Civil religion, anyone? Who says we don't deify our heroes! By the way, that picture was taken by me Sunday afternoon, so I can vouch for its authenticity.
Now, stop and think about the national anthem, the pledge of allegiance, the rituals involved in displaying the flag, etc...
The most important line in the quotation above was the last one that I highlighted—"Ritual, and what it communicates, is similarly unquestionable, at least when it functions properly"—if you never thought about any of the things I'm raising in this post, then ritual did its job only too well. As Christians, our loyalty is first and foremost to God, and the pledge of allegiance is an admission that our primary loyalty is to the state...OK, I'm done; go ahead and tell me where I'm wrong, if you can.
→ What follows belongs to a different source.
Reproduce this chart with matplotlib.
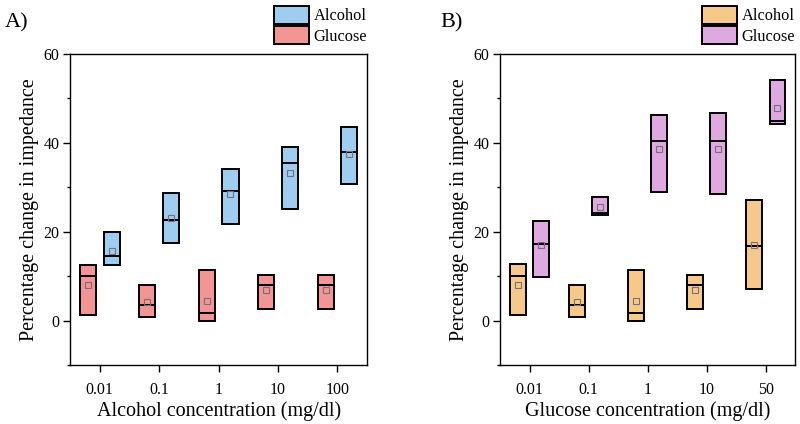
import numpy as np
import matplotlib.pyplot as plt
from matplotlib.patches import Patch
import matplotlib.ticker as mticker

plt.rcParams['font.family'] = ['Liberation Serif', 'DejaVu Serif']

# panel A: alcohol concentrations
alc_ticks = ['0.01', '0.1', '1', '10', '100']
a_glu_top = [12.6, 7.9, 11.3, 10.3, 10.3]
a_glu_bot = [1.2, 0.9, 0.0, 2.5, 2.5]
a_glu_med = [10.1, 3.5, 1.7, 8.0, 8.0]
a_glu_mean = [8.0, 4.2, 4.4, 6.9, 6.9]
a_alc_top = [19.9, 28.7, 34.2, 39.0, 43.6]
a_alc_bot = [12.5, 17.5, 21.7, 25.2, 30.8]
a_alc_med = [14.6, 22.6, 29.2, 35.5, 38.0]
a_alc_mean = [15.6, 23.1, 28.4, 33.2, 37.5]

# panel B: glucose concentrations
glu_ticks = ['0.01', '0.1', '1', '10', '50']
b_alc_top = [12.7, 7.9, 11.3, 10.3, 27.1]
b_alc_bot = [1.2, 0.9, 0.0, 2.5, 7.2]
b_alc_med = [10.1, 3.5, 1.7, 8.0, 16.8]
b_alc_mean = [8.0, 4.2, 4.4, 6.9, 17.1]
b_glu_top = [22.3, 27.8, 46.2, 46.6, 54.2]
b_glu_bot = [9.8, 23.8, 29.0, 28.4, 44.3]
b_glu_med = [17.3, 24.3, 40.3, 40.3, 44.8]
b_glu_mean = [16.9, 25.5, 38.5, 38.5, 47.8]

BLUE = '#9fcdef'
RED = '#f39495'
ORANGE = '#f6c98b'
VIOLET = '#dea8e0'
W = 0.27
OFF = 0.2


def draw_boxes(ax, x, top, bot, med, mean, color):
    top = np.array(top)
    bot = np.array(bot)
    ax.bar(x, top - bot, bottom=bot, width=W, color=color,
           edgecolor='black', linewidth=1.4, zorder=2)
    ax.hlines(med, x - W / 2, x + W / 2, color='black', linewidth=1.4, zorder=3)
    ax.plot(x, mean, 's', ms=4, mfc='none', mec='#77707a', mew=0.8, zorder=4)


def style_axes(ax, ticks, xlabel, label, label_x, legend_items):
    ax.set_xlim(0.5, 5.5)
    ax.set_ylim(-10, 60)
    ax.set_xticks(np.arange(1, 6))
    ax.set_xticklabels(ticks)
    ax.yaxis.set_major_locator(mticker.MultipleLocator(20))
    ax.yaxis.set_minor_locator(mticker.MultipleLocator(10))
    ax.tick_params(axis='both', which='major', direction='out', length=5,
                   width=1.0, labelsize=11.5)
    ax.tick_params(axis='x', pad=7.5)
    ax.tick_params(axis='y', pad=2.5)
    ax.tick_params(axis='y', which='minor', direction='out', length=2.5, width=1.0)
    for s in ax.spines.values():
        s.set_linewidth(1.0)
    ax.set_xlabel(xlabel, fontsize=14.5, labelpad=2)
    ax.set_ylabel('Percentage change in impedance', fontsize=14.5, labelpad=3)
    handles = [Patch(facecolor=c, edgecolor='black', linewidth=1.4, label=l)
               for l, c in legend_items]
    ax.legend(handles=handles, loc='lower right', bbox_to_anchor=(1.0, 1.03),
              frameon=False, fontsize=11.8, handlelength=2.1, handleheight=1.25,
              handletextpad=0.3, labelspacing=0.12, borderpad=0.0, borderaxespad=0.0)
    ax.text(label_x, 1.10, label, transform=ax.transAxes, fontsize=16,
            ha='left', va='center')


fig = plt.figure(figsize=(8, 4.24), dpi=100)
ax1 = fig.add_axes([0.0875, 0.139, 0.3715, 0.734])
ax2 = fig.add_axes([0.625, 0.139, 0.369, 0.734])

x = np.arange(1, 6)
draw_boxes(ax1, x - OFF, a_glu_top, a_glu_bot, a_glu_med, a_glu_mean, RED)
draw_boxes(ax1, x + OFF, a_alc_top, a_alc_bot, a_alc_med, a_alc_mean, BLUE)
style_axes(ax1, alc_ticks, 'Alcohol concentration (mg/dl)', 'A)', -0.219,
           [('Alcohol', BLUE), ('Glucose', RED)])

draw_boxes(ax2, x - OFF, b_alc_top, b_alc_bot, b_alc_med, b_alc_mean, ORANGE)
draw_boxes(ax2, x + OFF, b_glu_top, b_glu_bot, b_glu_med, b_glu_mean, VIOLET)
style_axes(ax2, glu_ticks, 'Glucose concentration (mg/dl)', 'B)', -0.203,
           [('Alcohol', ORANGE), ('Glucose', VIOLET)])

fig.savefig('out.png', dpi=100)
The USA is, I believe, the first nation intentionally founded upon ideals/ideas hijacked from Christian narratives, and pressed into the service of the architects of America. Founded during the enlightenment the mix of religion and the ascent of idealized man, it is little wonder our nationalism carries such religious fervor.
One of the most glaring examples I can think of follows Tertullian's famous maxim, "The blood of the martyr are the seeds of the church." Now, ready, here comes the American version,
"The freedoms we hold dear are and have always been kept and ensured by the blood of patriots."
Think about that and see how much of our national narrative borrows (steals, actually) from Christian narratives. We don't ever have to look far to see how much Christianity and American nationalism are interwoven. Unfortunately, part of the work of the Church today needs to be unraveling this awful narrative tapestry, er...um...travesty.